### Exercise aim
Every line that contains "this" counts once; give the total number of such lines, with no other words.

### Dataset excerpts
>> Begin
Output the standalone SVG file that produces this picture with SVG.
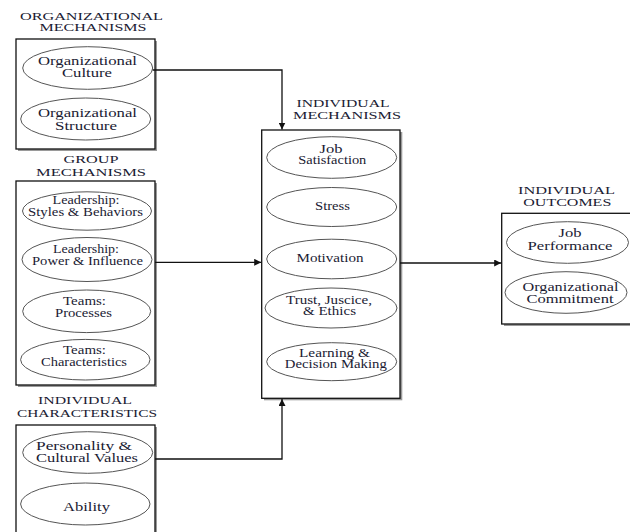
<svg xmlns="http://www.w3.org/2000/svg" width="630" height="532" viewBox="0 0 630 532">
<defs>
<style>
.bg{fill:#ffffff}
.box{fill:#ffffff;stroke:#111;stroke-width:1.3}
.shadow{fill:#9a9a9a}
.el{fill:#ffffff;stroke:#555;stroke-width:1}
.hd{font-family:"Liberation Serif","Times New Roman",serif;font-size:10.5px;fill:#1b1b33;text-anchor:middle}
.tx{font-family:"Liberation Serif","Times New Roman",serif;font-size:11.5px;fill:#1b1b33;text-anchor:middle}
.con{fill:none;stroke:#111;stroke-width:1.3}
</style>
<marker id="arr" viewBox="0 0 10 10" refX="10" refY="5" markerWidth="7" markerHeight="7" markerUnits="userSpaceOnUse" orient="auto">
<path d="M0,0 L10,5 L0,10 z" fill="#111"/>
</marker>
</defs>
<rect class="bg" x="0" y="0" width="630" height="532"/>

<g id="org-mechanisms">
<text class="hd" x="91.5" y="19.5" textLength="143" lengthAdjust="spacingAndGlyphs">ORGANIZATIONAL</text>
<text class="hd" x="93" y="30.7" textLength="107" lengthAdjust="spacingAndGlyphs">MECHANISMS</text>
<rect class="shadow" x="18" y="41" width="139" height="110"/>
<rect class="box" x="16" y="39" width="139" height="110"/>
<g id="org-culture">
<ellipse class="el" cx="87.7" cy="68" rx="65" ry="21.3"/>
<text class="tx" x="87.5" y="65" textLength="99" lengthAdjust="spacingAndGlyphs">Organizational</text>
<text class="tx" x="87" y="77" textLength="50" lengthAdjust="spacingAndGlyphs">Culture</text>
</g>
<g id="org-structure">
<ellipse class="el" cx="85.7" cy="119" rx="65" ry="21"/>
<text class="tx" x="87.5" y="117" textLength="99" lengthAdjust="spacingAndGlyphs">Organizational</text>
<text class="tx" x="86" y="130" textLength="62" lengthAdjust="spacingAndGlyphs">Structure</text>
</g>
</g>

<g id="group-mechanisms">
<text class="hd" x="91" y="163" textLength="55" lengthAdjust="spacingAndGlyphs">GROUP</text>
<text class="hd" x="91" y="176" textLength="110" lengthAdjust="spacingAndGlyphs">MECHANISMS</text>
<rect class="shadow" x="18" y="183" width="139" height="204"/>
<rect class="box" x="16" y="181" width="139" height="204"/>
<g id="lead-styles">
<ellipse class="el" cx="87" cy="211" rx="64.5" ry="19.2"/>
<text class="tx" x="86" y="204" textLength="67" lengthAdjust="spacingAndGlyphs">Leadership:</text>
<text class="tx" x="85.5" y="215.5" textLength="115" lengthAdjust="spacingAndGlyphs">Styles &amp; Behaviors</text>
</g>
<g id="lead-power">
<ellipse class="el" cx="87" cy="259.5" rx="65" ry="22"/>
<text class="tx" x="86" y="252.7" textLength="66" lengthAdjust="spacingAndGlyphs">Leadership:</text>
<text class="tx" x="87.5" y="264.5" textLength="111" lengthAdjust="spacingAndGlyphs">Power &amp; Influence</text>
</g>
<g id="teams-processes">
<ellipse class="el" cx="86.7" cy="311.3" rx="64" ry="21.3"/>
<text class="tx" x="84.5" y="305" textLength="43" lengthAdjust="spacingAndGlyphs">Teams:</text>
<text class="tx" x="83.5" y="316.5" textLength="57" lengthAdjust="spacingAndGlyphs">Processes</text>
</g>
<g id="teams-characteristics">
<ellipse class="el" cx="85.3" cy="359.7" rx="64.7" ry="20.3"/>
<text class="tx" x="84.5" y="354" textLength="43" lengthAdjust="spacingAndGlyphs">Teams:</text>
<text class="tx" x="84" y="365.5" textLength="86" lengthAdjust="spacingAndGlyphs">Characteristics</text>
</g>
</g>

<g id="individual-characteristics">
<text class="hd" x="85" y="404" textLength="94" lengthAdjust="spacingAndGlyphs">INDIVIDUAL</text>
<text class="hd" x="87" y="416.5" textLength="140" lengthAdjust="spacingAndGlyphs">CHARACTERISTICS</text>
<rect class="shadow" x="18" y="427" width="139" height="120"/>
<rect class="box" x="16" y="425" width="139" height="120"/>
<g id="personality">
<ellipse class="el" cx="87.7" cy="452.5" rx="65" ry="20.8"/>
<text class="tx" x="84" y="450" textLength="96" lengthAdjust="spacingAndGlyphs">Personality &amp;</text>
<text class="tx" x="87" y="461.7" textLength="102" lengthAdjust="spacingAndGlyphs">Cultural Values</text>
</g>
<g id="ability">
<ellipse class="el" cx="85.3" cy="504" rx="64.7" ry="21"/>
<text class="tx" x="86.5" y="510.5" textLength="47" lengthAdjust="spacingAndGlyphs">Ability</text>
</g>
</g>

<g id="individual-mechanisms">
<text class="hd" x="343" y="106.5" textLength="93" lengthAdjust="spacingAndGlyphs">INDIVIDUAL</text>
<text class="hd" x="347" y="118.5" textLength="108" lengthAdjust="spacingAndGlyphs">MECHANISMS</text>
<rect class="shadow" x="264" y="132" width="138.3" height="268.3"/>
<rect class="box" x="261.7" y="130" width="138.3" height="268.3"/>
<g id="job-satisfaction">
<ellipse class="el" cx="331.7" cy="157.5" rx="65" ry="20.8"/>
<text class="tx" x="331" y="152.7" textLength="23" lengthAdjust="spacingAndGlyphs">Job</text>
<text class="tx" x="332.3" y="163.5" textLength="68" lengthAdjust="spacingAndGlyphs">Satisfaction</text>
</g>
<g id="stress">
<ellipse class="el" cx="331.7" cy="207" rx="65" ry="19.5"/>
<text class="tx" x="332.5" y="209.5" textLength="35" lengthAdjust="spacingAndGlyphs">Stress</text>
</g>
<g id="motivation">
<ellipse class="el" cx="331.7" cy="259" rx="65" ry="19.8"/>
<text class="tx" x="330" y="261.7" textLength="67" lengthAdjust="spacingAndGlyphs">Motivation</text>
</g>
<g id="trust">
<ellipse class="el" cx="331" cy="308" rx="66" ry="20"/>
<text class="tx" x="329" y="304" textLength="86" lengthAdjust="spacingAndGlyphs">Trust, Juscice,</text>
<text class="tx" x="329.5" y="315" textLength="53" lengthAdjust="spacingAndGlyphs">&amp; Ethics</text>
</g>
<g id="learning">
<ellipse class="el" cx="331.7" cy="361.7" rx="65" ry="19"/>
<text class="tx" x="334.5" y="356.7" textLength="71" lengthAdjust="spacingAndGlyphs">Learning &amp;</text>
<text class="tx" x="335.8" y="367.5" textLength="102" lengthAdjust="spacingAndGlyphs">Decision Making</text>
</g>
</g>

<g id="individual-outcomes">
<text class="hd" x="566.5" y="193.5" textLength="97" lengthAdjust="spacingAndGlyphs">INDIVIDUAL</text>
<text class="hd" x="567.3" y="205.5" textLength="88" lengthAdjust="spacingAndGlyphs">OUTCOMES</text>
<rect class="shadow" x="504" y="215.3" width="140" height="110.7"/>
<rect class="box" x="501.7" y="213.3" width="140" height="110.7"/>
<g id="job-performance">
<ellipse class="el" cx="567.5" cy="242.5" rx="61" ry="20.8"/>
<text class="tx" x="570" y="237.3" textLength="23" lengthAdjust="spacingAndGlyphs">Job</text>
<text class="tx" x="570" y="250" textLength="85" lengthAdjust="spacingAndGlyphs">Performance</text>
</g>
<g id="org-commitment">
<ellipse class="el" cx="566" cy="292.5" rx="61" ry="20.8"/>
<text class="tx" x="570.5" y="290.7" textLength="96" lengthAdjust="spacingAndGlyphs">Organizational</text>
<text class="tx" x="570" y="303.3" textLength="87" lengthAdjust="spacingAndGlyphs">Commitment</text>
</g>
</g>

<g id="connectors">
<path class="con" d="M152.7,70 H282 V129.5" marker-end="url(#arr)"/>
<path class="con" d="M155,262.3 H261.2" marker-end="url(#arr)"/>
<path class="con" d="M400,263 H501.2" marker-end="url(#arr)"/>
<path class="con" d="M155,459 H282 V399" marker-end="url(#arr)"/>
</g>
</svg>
>> End
>> Begin
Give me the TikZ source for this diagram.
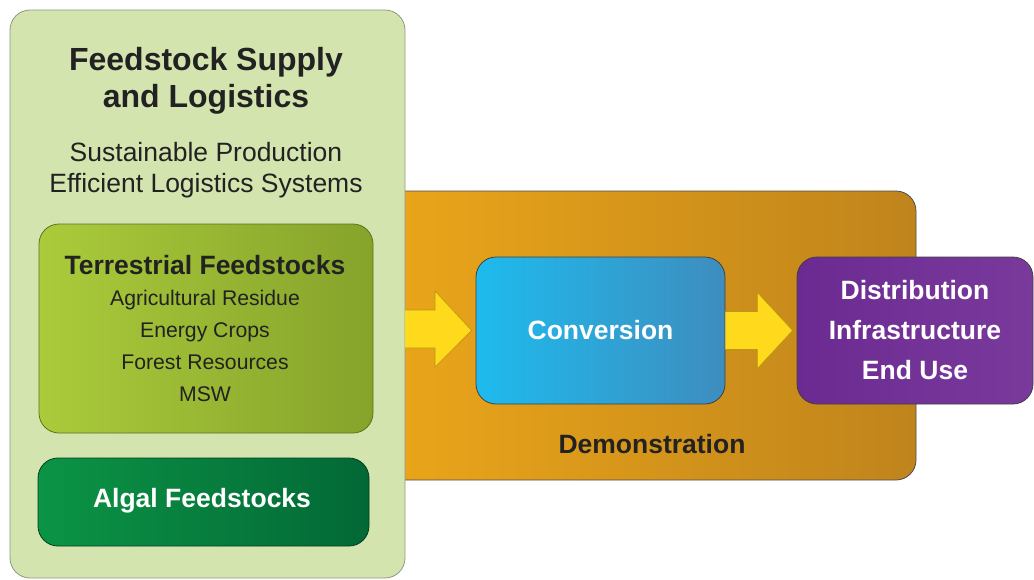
>> End
### The result
2